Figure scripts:

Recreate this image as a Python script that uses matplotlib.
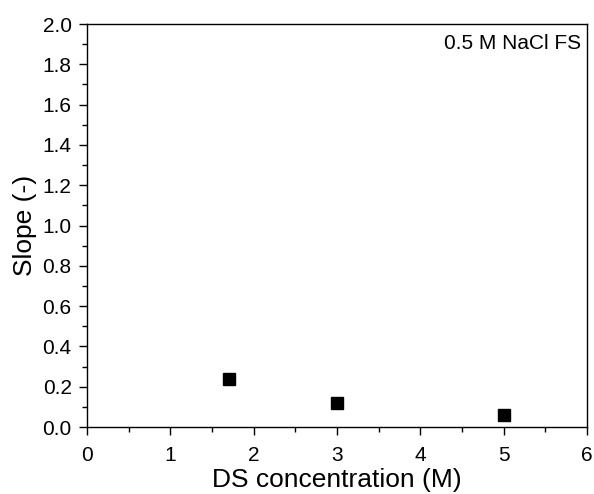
import matplotlib.pyplot as plt
from matplotlib.ticker import MultipleLocator

plt.rcParams['font.family'] = ['Liberation Sans', 'DejaVu Sans']

# Data
ds_conc = [1.7, 3.0, 5.0]
slope = [0.237, 0.118, 0.06]

fig = plt.figure(figsize=(5.94, 4.94), dpi=100)
ax = fig.add_axes([0.1465, 0.1356, 0.8415, 0.8158])

ax.plot(ds_conc, slope, linestyle='none', marker='s', markersize=8.5, color='black')

ax.set_xlim(0, 6)
ax.set_ylim(0, 2.0)
ax.xaxis.set_major_locator(MultipleLocator(1))
ax.xaxis.set_minor_locator(MultipleLocator(0.5))
ax.yaxis.set_major_locator(MultipleLocator(0.2))
ax.yaxis.set_minor_locator(MultipleLocator(0.1))
ax.yaxis.set_major_formatter(lambda v, p: f'{v:.1f}')

ax.tick_params(which='major', direction='out', length=6, width=1, labelsize=15)
ax.tick_params(axis='x', which='major', pad=8)
ax.tick_params(axis='y', which='major', pad=5)
ax.tick_params(which='minor', direction='out', length=3.5, width=1)
for s in ax.spines.values():
    s.set_linewidth(1)

ax.set_xlabel('DS concentration (M)', fontsize=19, labelpad=2)
ax.set_ylabel('Slope (-)', fontsize=19, labelpad=4)

ax.text(0.988, 0.975, '0.5 M NaCl FS', transform=ax.transAxes,
        ha='right', va='top', fontsize=15)

fig.savefig('out.png', dpi=100)
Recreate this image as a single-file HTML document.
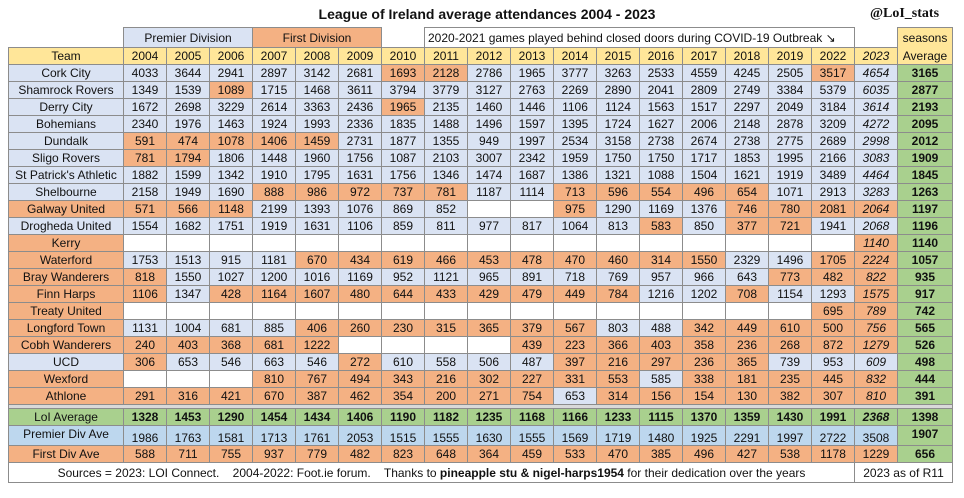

_What you will do_
The records above should be reproduced exactly, with no pictures included.

_Result of this exercise_
Recreate this image as a Python script that uses matplotlib.
import matplotlib.pyplot as plt
from matplotlib.ticker import MultipleLocator

plt.rcParams['font.family'] = ['Liberation Sans', 'DejaVu Sans']

# Data
ds_conc = [1.7, 3.0, 5.0]
slope = [0.237, 0.118, 0.06]

fig = plt.figure(figsize=(5.94, 4.94), dpi=100)
ax = fig.add_axes([0.1465, 0.1356, 0.8415, 0.8158])

ax.plot(ds_conc, slope, linestyle='none', marker='s', markersize=8.5, color='black')

ax.set_xlim(0, 6)
ax.set_ylim(0, 2.0)
ax.xaxis.set_major_locator(MultipleLocator(1))
ax.xaxis.set_minor_locator(MultipleLocator(0.5))
ax.yaxis.set_major_locator(MultipleLocator(0.2))
ax.yaxis.set_minor_locator(MultipleLocator(0.1))
ax.yaxis.set_major_formatter(lambda v, p: f'{v:.1f}')

ax.tick_params(which='major', direction='out', length=6, width=1, labelsize=15)
ax.tick_params(axis='x', which='major', pad=8)
ax.tick_params(axis='y', which='major', pad=5)
ax.tick_params(which='minor', direction='out', length=3.5, width=1)
for s in ax.spines.values():
    s.set_linewidth(1)

ax.set_xlabel('DS concentration (M)', fontsize=19, labelpad=2)
ax.set_ylabel('Slope (-)', fontsize=19, labelpad=4)

ax.text(0.988, 0.975, '0.5 M NaCl FS', transform=ax.transAxes,
        ha='right', va='top', fontsize=15)

fig.savefig('out.png', dpi=100)
Recreate this image as a single-file HTML document.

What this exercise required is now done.